To do: Return all of the data exactly, with nothing left out but the pictures.
>>>>>
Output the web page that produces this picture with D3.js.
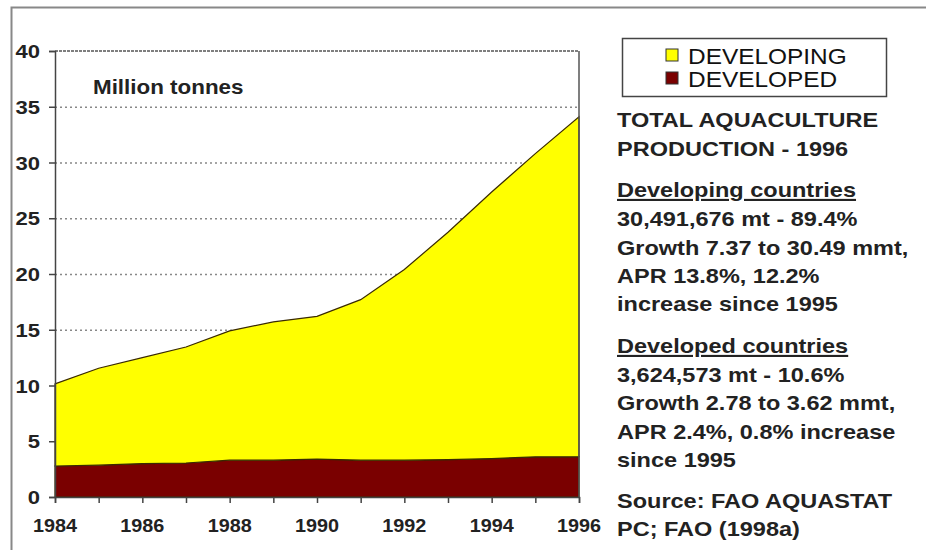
<!DOCTYPE html>
<html>
<head>
<meta charset="utf-8">
<script src="https://cdn.jsdelivr.net/npm/d3@7"></script>
<style>
  body { margin: 0; background: #fff; }
  svg { display: block; font-family: "Liberation Sans", Arial, sans-serif; }
</style>
</head>
<body>
<script>
// data (million tonnes)
const years = [1984, 1985, 1986, 1987, 1988, 1989, 1990, 1991, 1992, 1993, 1994, 1995, 1996];
const developed = [2.78, 2.85, 3.0, 3.05, 3.3, 3.3, 3.4, 3.3, 3.3, 3.35, 3.45, 3.6, 3.62];
const developing = [7.37, 8.7, 9.5, 10.4, 11.6, 12.4, 12.8, 14.4, 17.1, 20.4, 23.9, 27.2, 30.49];
const yTicks = [0, 5, 10, 15, 20, 25, 30, 35, 40];
const xLabels = [1984, 1986, 1988, 1990, 1992, 1994, 1996];
const seriesNames = ["DEVELOPING", "DEVELOPED"];
const seriesColors = ["#ffff00", "#7a0000"];

const notes = [
  { t: "TOTAL AQUACULTURE", y: 127 },
  { t: "PRODUCTION - 1996", y: 156 },
  { t: "Developing countries", y: 197, u: true },
  { t: "30,491,676 mt - 89.4%", y: 226 },
  { t: "Growth 7.37 to 30.49 mmt,", y: 255 },
  { t: "APR 13.8%, 12.2%", y: 283 },
  { t: "increase since 1995", y: 311 },
  { t: "Developed countries", y: 353, u: true },
  { t: "3,624,573 mt - 10.6%", y: 382 },
  { t: "Growth 2.78 to 3.62 mmt,", y: 410 },
  { t: "APR 2.4%, 0.8% increase", y: 439 },
  { t: "since 1995", y: 467 },
  { t: "Source: FAO AQUASTAT", y: 508 },
  { t: "PC; FAO (1998a)", y: 536 }
];

const W = 926, H = 550;
const SX = 1.12; // the original picture is a little stretched sideways
const svg = d3.select("body").append("svg").attr("width", W).attr("height", H);

// outer frame (only top and left visible)
svg.append("path").attr("d", "M11.5,550 V7.5 H926")
  .attr("fill", "none").attr("stroke", "#888").attr("stroke-width", 2);

const x = d3.scaleLinear().domain([1984, 1996]).range([55, 579]);
const y = d3.scaleLinear().domain([0, 40]).range([497, 51]);

const rows = years.map((yr, i) => ({ year: yr, developed: developed[i], developing: developing[i] }));
const stack = d3.stack().keys(["developed", "developing"])(rows);

const area = d3.area()
  .x(d => x(d.data.year))
  .y0(d => y(d[0]))
  .y1(d => y(d[1]));

// grid lines
svg.append("g").selectAll("line")
  .data(yTicks.filter(v => v > 0 && v < 40))
  .join("line")
    .attr("x1", x(1984)).attr("x2", x(1996))
    .attr("y1", d => y(d) + 0.5).attr("y2", d => y(d) + 0.5)
    .attr("stroke", "#888").attr("stroke-width", 1.5)
    .attr("stroke-dasharray", "2,3");

// areas
svg.append("g").selectAll("path")
  .data(stack)
  .join("path")
    .attr("d", area)
    .attr("fill", d => d.key === "developed" ? seriesColors[1] : seriesColors[0])
    .attr("stroke", "#3a2a00")
    .attr("stroke-width", 1.2);

// top border (dashed dark) and right border
svg.append("line")
  .attr("x1", x(1984)).attr("x2", x(1996))
  .attr("y1", y(40)).attr("y2", y(40))
  .attr("stroke", "#555").attr("stroke-width", 1.5).attr("stroke-dasharray", "3,1");
svg.append("line")
  .attr("x1", x(1996)).attr("x2", x(1996))
  .attr("y1", y(40)).attr("y2", y(0))
  .attr("stroke", "#555").attr("stroke-width", 1.5);

// y axis (lines from d3.axis, labels drawn separately)
const yAxis = svg.append("g")
  .attr("transform", `translate(${x(1984)},0)`)
  .call(d3.axisLeft(y).tickValues(yTicks).tickSize(6).tickFormat(""));
yAxis.select(".domain").attr("stroke", "#444").attr("stroke-width", 1.5);
yAxis.selectAll(".tick line").attr("stroke", "#444").attr("stroke-width", 1.5);

svg.append("g").selectAll("text")
  .data(yTicks)
  .join("text")
    .attr("transform", d => `translate(40,${y(d) + 7}) scale(1.16,1)`)
    .attr("text-anchor", "end")
    .attr("font-size", 19).attr("font-weight", "bold").attr("fill", "#222")
    .text(d => d);

// x axis
const xAxis = svg.append("g")
  .attr("transform", `translate(0,${y(0)})`)
  .call(d3.axisBottom(x).tickValues(years).tickSize(6).tickFormat(""));
xAxis.select(".domain").attr("stroke", "#444").attr("stroke-width", 1.5);
xAxis.selectAll(".tick line").attr("stroke", "#444").attr("stroke-width", 1.5);

svg.append("g").selectAll("text")
  .data(xLabels)
  .join("text")
    .attr("transform", d => `translate(${x(d)},${y(0) + 35}) scale(1.1,1)`)
    .attr("text-anchor", "middle")
    .attr("font-size", 18).attr("font-weight", "bold").attr("fill", "#222")
    .text(d => d);

// unit label
svg.append("text").attr("transform", `translate(93,94) scale(${SX},1)`)
  .attr("font-size", 20).attr("font-weight", "bold").attr("fill", "#222")
  .text("Million tonnes");

// legend
const lg = svg.append("g");
lg.append("rect").attr("x", 622.5).attr("y", 38.5).attr("width", 264).attr("height", 58)
  .attr("fill", "#fff").attr("stroke", "#444").attr("stroke-width", 1.5);
seriesNames.forEach((name, i) => {
  lg.append("rect").attr("x", 666).attr("y", 49 + i * 23).attr("width", 12).attr("height", 12)
    .attr("fill", seriesColors[i]).attr("stroke", "#333").attr("stroke-width", 1);
  lg.append("text").attr("transform", `translate(688,${64 + i * 23}) scale(1.11,1)`)
    .attr("font-size", 22).attr("fill", "#111").text(name);
});

// notes
svg.append("g").selectAll("text")
  .data(notes)
  .join("text")
    .attr("transform", d => `translate(617,${d.y}) scale(${SX},1)`)
    .attr("font-size", 21).attr("font-weight", "bold").attr("fill", "#222")
    .attr("text-decoration", d => d.u ? "underline" : null)
    .text(d => d.t);
</script>
</body>
</html>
<<<<<
Exercise output:
Output the web page that produces this picture with D3.js.
<!DOCTYPE html>
<html>
<head>
<meta charset="utf-8">
<script src="https://cdn.jsdelivr.net/npm/d3@7"></script>
<style>
  body { margin: 0; background: #fff; }
  svg { display: block; font-family: "Liberation Sans", Arial, sans-serif; }
</style>
</head>
<body>
<script>
// data (million tonnes)
const years = [1984, 1985, 1986, 1987, 1988, 1989, 1990, 1991, 1992, 1993, 1994, 1995, 1996];
const developed = [2.78, 2.85, 3.0, 3.05, 3.3, 3.3, 3.4, 3.3, 3.3, 3.35, 3.45, 3.6, 3.62];
const developing = [7.37, 8.7, 9.5, 10.4, 11.6, 12.4, 12.8, 14.4, 17.1, 20.4, 23.9, 27.2, 30.49];
const yTicks = [0, 5, 10, 15, 20, 25, 30, 35, 40];
const xLabels = [1984, 1986, 1988, 1990, 1992, 1994, 1996];
const seriesNames = ["DEVELOPING", "DEVELOPED"];
const seriesColors = ["#ffff00", "#7a0000"];

const notes = [
  { t: "TOTAL AQUACULTURE", y: 127 },
  { t: "PRODUCTION - 1996", y: 156 },
  { t: "Developing countries", y: 197, u: true },
  { t: "30,491,676 mt - 89.4%", y: 226 },
  { t: "Growth 7.37 to 30.49 mmt,", y: 255 },
  { t: "APR 13.8%, 12.2%", y: 283 },
  { t: "increase since 1995", y: 311 },
  { t: "Developed countries", y: 353, u: true },
  { t: "3,624,573 mt - 10.6%", y: 382 },
  { t: "Growth 2.78 to 3.62 mmt,", y: 410 },
  { t: "APR 2.4%, 0.8% increase", y: 439 },
  { t: "since 1995", y: 467 },
  { t: "Source: FAO AQUASTAT", y: 508 },
  { t: "PC; FAO (1998a)", y: 536 }
];

const W = 926, H = 550;
const SX = 1.12; // the original picture is a little stretched sideways
const svg = d3.select("body").append("svg").attr("width", W).attr("height", H);

// outer frame (only top and left visible)
svg.append("path").attr("d", "M11.5,550 V7.5 H926")
  .attr("fill", "none").attr("stroke", "#888").attr("stroke-width", 2);

const x = d3.scaleLinear().domain([1984, 1996]).range([55, 579]);
const y = d3.scaleLinear().domain([0, 40]).range([497, 51]);

const rows = years.map((yr, i) => ({ year: yr, developed: developed[i], developing: developing[i] }));
const stack = d3.stack().keys(["developed", "developing"])(rows);

const area = d3.area()
  .x(d => x(d.data.year))
  .y0(d => y(d[0]))
  .y1(d => y(d[1]));

// grid lines
svg.append("g").selectAll("line")
  .data(yTicks.filter(v => v > 0 && v < 40))
  .join("line")
    .attr("x1", x(1984)).attr("x2", x(1996))
    .attr("y1", d => y(d) + 0.5).attr("y2", d => y(d) + 0.5)
    .attr("stroke", "#888").attr("stroke-width", 1.5)
    .attr("stroke-dasharray", "2,3");

// areas
svg.append("g").selectAll("path")
  .data(stack)
  .join("path")
    .attr("d", area)
    .attr("fill", d => d.key === "developed" ? seriesColors[1] : seriesColors[0])
    .attr("stroke", "#3a2a00")
    .attr("stroke-width", 1.2);

// top border (dashed dark) and right border
svg.append("line")
  .attr("x1", x(1984)).attr("x2", x(1996))
  .attr("y1", y(40)).attr("y2", y(40))
  .attr("stroke", "#555").attr("stroke-width", 1.5).attr("stroke-dasharray", "3,1");
svg.append("line")
  .attr("x1", x(1996)).attr("x2", x(1996))
  .attr("y1", y(40)).attr("y2", y(0))
  .attr("stroke", "#555").attr("stroke-width", 1.5);

// y axis (lines from d3.axis, labels drawn separately)
const yAxis = svg.append("g")
  .attr("transform", `translate(${x(1984)},0)`)
  .call(d3.axisLeft(y).tickValues(yTicks).tickSize(6).tickFormat(""));
yAxis.select(".domain").attr("stroke", "#444").attr("stroke-width", 1.5);
yAxis.selectAll(".tick line").attr("stroke", "#444").attr("stroke-width", 1.5);

svg.append("g").selectAll("text")
  .data(yTicks)
  .join("text")
    .attr("transform", d => `translate(40,${y(d) + 7}) scale(1.16,1)`)
    .attr("text-anchor", "end")
    .attr("font-size", 19).attr("font-weight", "bold").attr("fill", "#222")
    .text(d => d);

// x axis
const xAxis = svg.append("g")
  .attr("transform", `translate(0,${y(0)})`)
  .call(d3.axisBottom(x).tickValues(years).tickSize(6).tickFormat(""));
xAxis.select(".domain").attr("stroke", "#444").attr("stroke-width", 1.5);
xAxis.selectAll(".tick line").attr("stroke", "#444").attr("stroke-width", 1.5);

svg.append("g").selectAll("text")
  .data(xLabels)
  .join("text")
    .attr("transform", d => `translate(${x(d)},${y(0) + 35}) scale(1.1,1)`)
    .attr("text-anchor", "middle")
    .attr("font-size", 18).attr("font-weight", "bold").attr("fill", "#222")
    .text(d => d);

// unit label
svg.append("text").attr("transform", `translate(93,94) scale(${SX},1)`)
  .attr("font-size", 20).attr("font-weight", "bold").attr("fill", "#222")
  .text("Million tonnes");

// legend
const lg = svg.append("g");
lg.append("rect").attr("x", 622.5).attr("y", 38.5).attr("width", 264).attr("height", 58)
  .attr("fill", "#fff").attr("stroke", "#444").attr("stroke-width", 1.5);
seriesNames.forEach((name, i) => {
  lg.append("rect").attr("x", 666).attr("y", 49 + i * 23).attr("width", 12).attr("height", 12)
    .attr("fill", seriesColors[i]).attr("stroke", "#333").attr("stroke-width", 1);
  lg.append("text").attr("transform", `translate(688,${64 + i * 23}) scale(1.11,1)`)
    .attr("font-size", 22).attr("fill", "#111").text(name);
});

// notes
svg.append("g").selectAll("text")
  .data(notes)
  .join("text")
    .attr("transform", d => `translate(617,${d.y}) scale(${SX},1)`)
    .attr("font-size", 21).attr("font-weight", "bold").attr("fill", "#222")
    .attr("text-decoration", d => d.u ? "underline" : null)
    .text(d => d.t);
</script>
</body>
</html>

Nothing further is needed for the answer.